What are the types of Bones in the human body on the basis of development?

  • Membranous Bones: The membranous Bones are also known as the dermal Bones. The process by which they turn into Bones is called intra-membranous ossification. The best examples for membranous Bones are the Bones of skull and the facial Bones.

  • Cartilaginous Bones: The cartilaginous Bones turn from a cartilage model and this type of ossification (turn into Bone or bony tissue) is also known as intra-cartilaginous ossification. The best example for cartilaginous Bones is the Bones of limbs and the vertebral column.

  • Membro-cartilagnious Bones: The membro-cartilaginous Bones ossify from the cartilage and partly from the mesenchymal condensation (Mesodermal tissue that forms connective tissue, blood and muscles). The common examples for membro-cartilagnious Bones are temporal, clavicle (collar Bone), mandible (jaw Bone) and sphenoid Bones.

    Temporal Bone Sphenoid Bone

What are the types of Bones in the human body on the basis of region?

Bones of the axial skeleton: These Bones basically form an axial skeleton of the human body. The example is Bone of vertebral column, thoracic cage and the skull.

Thoracic cage

Bones of appendicular skeleton: These Bones basically form the appendicular skeleton of the body. The examples of this type of Bone are the Bone of limbs and girdles of limbs.

What are the types of Bones in the human body on the basis of structure?

All the Bones in the human body are made up of the same material. The only known difference is the pattern of the arrangement of Bones. The structural classification of the Bones has two approaches – macroscopic approach and microscopic approach.

Macroscopic approach further divided the Bones into two categories:

Compact Bone: The part of the Bone where there is a lot of Bone tissue and less empty space is known as the compact Bone.

Spongy Bone: The part of the Bone where there is more of empty space and less Bone tissue is known as the spongy Bone.

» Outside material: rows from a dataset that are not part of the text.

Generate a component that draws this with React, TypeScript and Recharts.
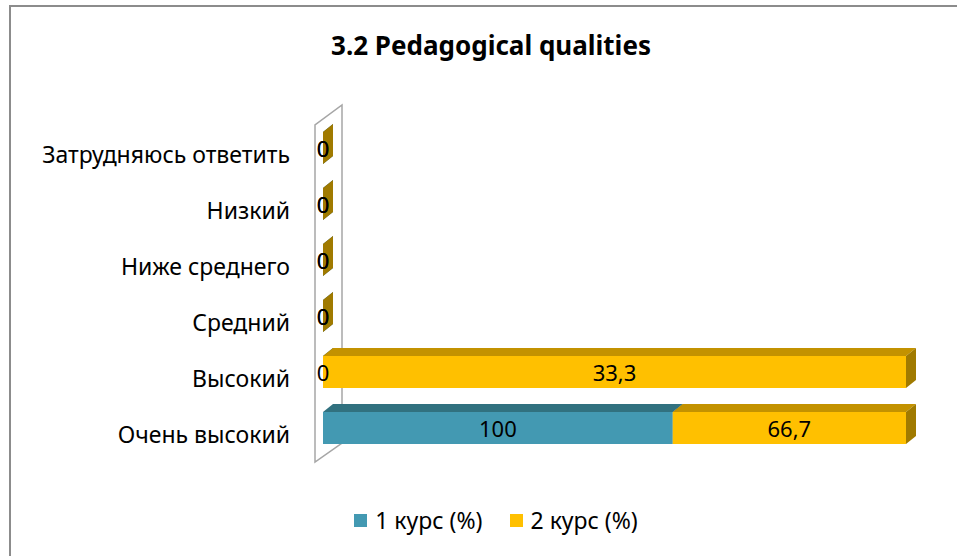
import React from 'react';
import { BarChart, Bar, XAxis, YAxis, Legend, LabelList, ReferenceLine } from 'recharts';

const categories = ['Очень высокий', 'Высокий', 'Средний', 'Ниже среднего', 'Низкий', 'Затрудняюсь ответить'];
const course1 = [100, 0, 0, 0, 0, 0];
const course2 = [66.7, 33.3, 0, 0, 0, 0];
const seriesNames = ['1 курс (%)', '2 курс (%)'];

const data = categories.map((name, i) => ({ name, c1: course1[i], c2: course2[i] }));

const FONT = '"Noto Sans", "Open Sans", sans-serif';
const DX = 10;
const DY = 8;

// front / top / side shades for the fake 3D bars
const BLUE = ['#4399B2', '#31717F', '#2C6575'];
const GOLD = ['#FFC000', '#C39200', '#A07A00'];

const make3DBar = (shades: string[]) => (props: any) => {
    const { x, y, width, height } = props;
    const w = Math.max(0, width || 0);
    const h = height || 0;
    return (
        <g>
            <polygon points={`${x},${y} ${x + DX},${y - DY} ${x + w + DX},${y - DY} ${x + w},${y}`} fill={shades[1]} />
            <polygon points={`${x + w},${y} ${x + w + DX},${y - DY} ${x + w + DX},${y + h - DY} ${x + w},${y + h}`} fill={shades[2]} />
            {w > 0 && <rect x={x} y={y} width={w} height={h} fill={shades[0]} />}
        </g>
    );
};

const makeLabel = (raw: number[]) => (props: any) => {
    const vb = props.viewBox || props;
    const { x, y, width, height } = vb;
    const v = typeof props.value === 'number' ? props.value : raw[props.index];
    return (
        <text x={x + width / 2} y={y + height / 2} textAnchor="middle" dominantBaseline="central"
            fontSize={22} fontFamily={FONT} fill="#000">
            {String(v).replace('.', ',')}
        </text>
    );
};

// back wall of the 3D plot, hung on the zero line
const Wall = (props: any) => {
    const { x1, y1, x2, y2 } = props;
    const x0 = Math.min(x1, x2);
    const top = Math.min(y1, y2);
    const bottom = Math.max(y1, y2);
    const pts = [[x0 - 8, bottom + 6], [x0 - 8, top + 5], [x0 + 19, top - 15], [x0 + 19, bottom - 13]];
    return <polygon points={pts.map(p => p.join(',')).join(' ')} fill="none" stroke="#a6a6a6" strokeWidth={1.5} />;
};

const CategoryTick = (props: any) => {
    const { x, y, payload } = props;
    return (
        <text x={x} y={y} dy={6} textAnchor="end" dominantBaseline="central" fontSize={23} fontFamily={FONT} fill="#000">
            {payload.value}
        </text>
    );
};

const LegendContent = () => (
    <div style={{ display: 'flex', justifyContent: 'center', alignItems: 'center', fontFamily: FONT, fontSize: 23, color: '#000' }}>
        {seriesNames.map((n, i) => (
            <div key={n} style={{ display: 'flex', alignItems: 'center', marginRight: i === 0 ? 27 : 0 }}>
                <span style={{ width: 13, height: 13, background: i === 0 ? BLUE[0] : GOLD[0], marginRight: 8, display: 'inline-block' }} />
                <span>{n}</span>
            </div>
        ))}
    </div>
);

export default function App() {
    return (
        <div style={{ position: 'absolute', left: 0, top: 0, width: 957, height: 556, background: '#fff', overflow: 'hidden' }}>
            <div style={{ position: 'absolute', left: 9, top: 5, width: 1000, height: 600, borderLeft: '2px solid #8c8c8c', borderTop: '2px solid #8c8c8c' }} />
            <div style={{ position: 'absolute', left: 0, width: 982, top: 27, textAlign: 'center', fontFamily: FONT, fontWeight: 700, fontSize: 26, color: '#000' }}>
                3.2 Pedagogical qualities
            </div>
            <div style={{ position: 'absolute', left: 0, top: 0 }}>
                <BarChart width={957} height={556} data={data} layout="vertical" stackOffset="expand"
                    margin={{ top: 120, right: 51, bottom: 100, left: 0 }}>
                    <XAxis type="number" domain={[0, 1]} hide />
                    <YAxis type="category" dataKey="name" reversed width={323} axisLine={false} tickLine={false}
                        tickSize={0} tickMargin={33} tick={<CategoryTick />} interval={0} />
                    <ReferenceLine x={0} shape={<Wall />} zIndex={-10} />
                    <Bar dataKey="c1" name={seriesNames[0]} stackId="a" barSize={32} fill={BLUE[0]}
                        shape={make3DBar(BLUE)} isAnimationActive={false}>
                        <LabelList dataKey="c1" content={makeLabel(course1)} />
                    </Bar>
                    <Bar dataKey="c2" name={seriesNames[1]} stackId="a" barSize={32} fill={GOLD[0]}
                        shape={make3DBar(GOLD)} isAnimationActive={false}>
                        <LabelList dataKey="c2" content={makeLabel(course2)} />
                    </Bar>
                    <Legend verticalAlign="middle" align="center" wrapperStyle={{ top: 504, left: 0, width: 992 }}
                        content={<LegendContent />} />
                </BarChart>
            </div>
        </div>
    );
}
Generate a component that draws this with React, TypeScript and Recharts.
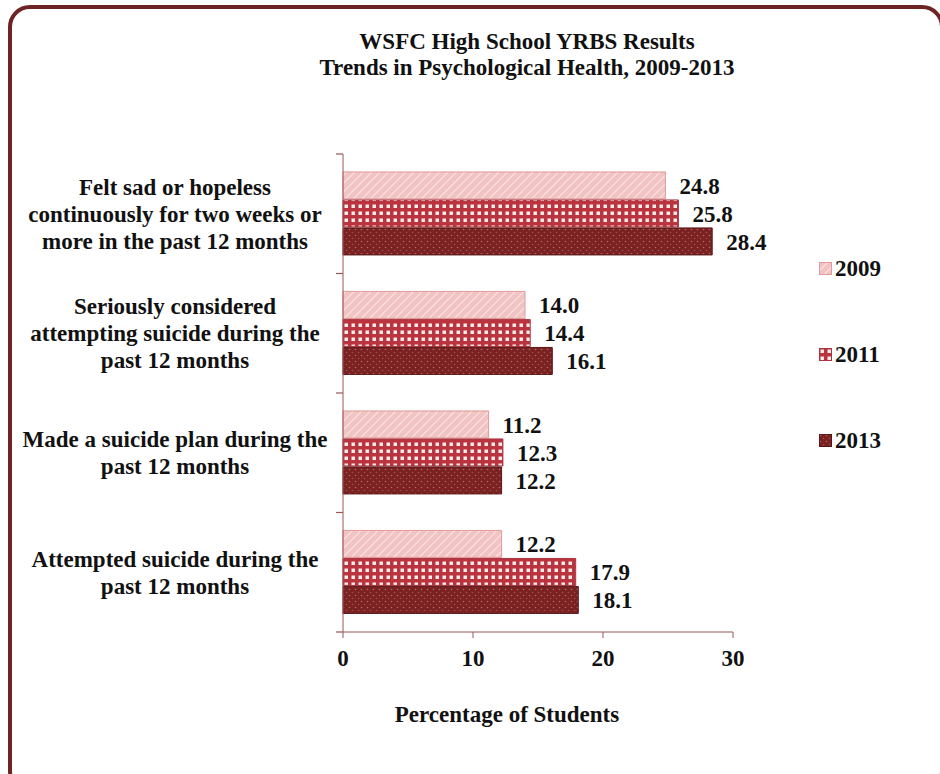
import { BarChart, Bar, XAxis, YAxis, LabelList, Label } from 'recharts';

const categories = [
  'Felt sad or hopeless\ncontinuously for two weeks or\nmore in the past 12 months',
  'Seriously considered\nattempting suicide during the\npast 12 months',
  'Made a suicide plan during the\npast 12 months',
  'Attempted suicide during the\npast 12 months',
];
const years = ['2009', '2011', '2013'];
const v2009 = [24.8, 14.0, 11.2, 12.2];
const v2011 = [25.8, 14.4, 12.3, 17.9];
const v2013 = [28.4, 16.1, 12.2, 18.1];
const xTicks = [0, 10, 20, 30];

const data = categories.map((name, i) => ({
  name,
  y2009: v2009[i],
  y2011: v2011[i],
  y2013: v2013[i],
}));

const FONT = '"Liberation Serif", "Times New Roman", serif';
const AXIS = '#9a5656';
const FS = 23;

const seriesStyle: Record<string, { fill: string; stroke: string }> = {
  '2009': { fill: 'url(#p2009)', stroke: '#e29a9a' },
  '2011': { fill: 'url(#p2011)', stroke: '#a83440' },
  '2013': { fill: 'url(#p2013)', stroke: '#5a1616' },
};

const fmt = (v: any) => Number(v).toFixed(1);

function CategoryTick(props: any) {
  const { x, y, payload, index } = props;
  const lines = String(payload.value).split('\n');
  const half = payload.offset ?? 0;
  const top = y - (lines.length - 1) * 13.5;
  return (
    <g>
      <line x1={x - 7} x2={x} y1={y - half} y2={y - half} stroke={AXIS} strokeWidth={1.2} />
      {index === categories.length - 1 && (
        <line x1={x - 7} x2={x} y1={y + half} y2={y + half} stroke={AXIS} strokeWidth={1.2} />
      )}
      <text
        x={x - 168}
        y={top}
        textAnchor="middle"
        fontFamily={FONT}
        fontWeight="bold"
        fontSize={FS}
        fill="#111"
      >
        {lines.map((l, i) => (
          <tspan key={i} x={x - 168} dy={i === 0 ? '0.35em' : 27}>
            {l}
          </tspan>
        ))}
      </text>
    </g>
  );
}

export default function App() {
  return (
    <div style={{ position: 'absolute', left: 0, top: 0, width: 940, height: 774, overflow: 'hidden', background: '#fff' }}>
      <div
        style={{
          position: 'absolute',
          left: 8,
          top: 5,
          width: 928,
          height: 780,
          border: '4px solid #6e2424',
          borderRadius: 22,
        }}
      />
      <div
        style={{
          position: 'absolute',
          left: 227,
          top: 29,
          width: 600,
          textAlign: 'center',
          fontFamily: FONT,
          fontWeight: 'bold',
          fontSize: FS,
          lineHeight: '26px',
          color: '#111',
        }}
      >
        WSFC High School YRBS Results
        <br />
        Trends in Psychological Health, 2009-2013
      </div>
      <div style={{ position: 'absolute', left: 0, top: 0 }}>
        <BarChart
          width={940}
          height={774}
          data={data}
          layout="vertical"
          margin={{ top: 154, right: 207, bottom: 52, left: 10 }}
          barCategoryGap="15%"
          barGap={1}
        >
          <defs>
            <pattern id="p2009" width="6" height="6" patternUnits="userSpaceOnUse" patternTransform="rotate(45)">
              <rect width="6" height="6" fill="#f1c3c3" />
              <line x1="0" y1="0" x2="0" y2="6" stroke="#fbe7e7" strokeWidth="2" />
            </pattern>
            <pattern id="p2011" width="7" height="7" patternUnits="userSpaceOnUse">
              <rect width="7" height="7" fill="#b9343f" />
              <rect x="1.5" y="1.5" width="3.5" height="3.5" fill="#fbeaea" />
            </pattern>
            <pattern id="p2013" width="6" height="6" patternUnits="userSpaceOnUse">
              <rect width="6" height="6" fill="#7a2222" />
              <circle cx="1.5" cy="1.5" r="0.8" fill="#b76464" />
              <circle cx="4.5" cy="4.5" r="0.8" fill="#a04c4c" />
            </pattern>
          </defs>
          <XAxis
            type="number"
            domain={[0, 30]}
            ticks={xTicks}
            height={90}
            stroke={AXIS}
            tickSize={6}
            tickMargin={12}
            tick={{ fontFamily: FONT, fontWeight: 'bold', fontSize: FS, fill: '#111' }}
          >
            <Label
              value="Percentage of Students"
              position="insideBottom"
              offset={0}
              dx={-31}
              style={{ fontFamily: FONT, fontWeight: 'bold', fontSize: FS, fill: '#111' }}
            />
          </XAxis>
          <YAxis
            type="category"
            dataKey="name"
            width={333}
            stroke={AXIS}
            tickLine={false}
            tickSize={0}
            tickMargin={0}
            interval={0}
            tick={<CategoryTick />}
          />
          {years.map((yr) => (
            <Bar
              key={yr}
              dataKey={`y${yr}`}
              fill={seriesStyle[yr].fill}
              stroke={seriesStyle[yr].stroke}
              strokeWidth={1}
              isAnimationActive={false}
            >
              <LabelList
                dataKey={`y${yr}`}
                position="right"
                offset={14}
                formatter={fmt}
                style={{ fontFamily: FONT, fontWeight: 'bold', fontSize: FS, fill: '#111' }}
              />
            </Bar>
          ))}
        </BarChart>
      </div>
      {years.map((yr, i) => (
        <div
          key={yr}
          style={{
            position: 'absolute',
            left: 819,
            top: 256 + i * 86,
            display: 'flex',
            alignItems: 'center',
            fontFamily: FONT,
            fontWeight: 'bold',
            fontSize: FS,
            color: '#111',
          }}
        >
          <svg width={14} height={14} style={{ marginRight: 2 }}>
            <rect x={0.5} y={0.5} width={12} height={12} fill={seriesStyle[yr].fill} stroke={seriesStyle[yr].stroke} />
          </svg>
          {yr}
        </div>
      ))}
    </div>
  );
}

Microscopic approach also further divides the Bones in two categories:

Lamellar Bone: Lamellar Bones are composed of thin plates of the Bone tissues and most of the adult human Bones are lamellar Bones.

Fibrous Bone: The fibrous Bones have more fibers in them and in humans they are only found in the fetus.


Which diseases and disorders are associated with the Bones?

Fracture: The breakage of a Bone, the breakage can be complete or incomplete. The types of fracture are:

  • Simple: Clean breakage of the Bone with little or no break in the skin above.

  • Impacted fracture: In this type of fracture, the Bones involved are driven into each other.

  • Comminuted fracture: In this type of fracture, the Bones are broken into more than two pieces

  • Complicated fracture: In this type of fracture, the broken Bone involves damage to the other organs

  • Other disorders of the Bones are as follows:

  • Kyphosis: Hunching of the back

  • Lordosis: Inward curvature of the spine

  • Scoliosis: Sideways deviation of the spine

  • Arthritis: One or more joints are inflamed

  • Bone Cancer: It may occur as a secondary cancer

  • Osteoporosis: The loss of Bone tissue which can lead to increased risk of fracture.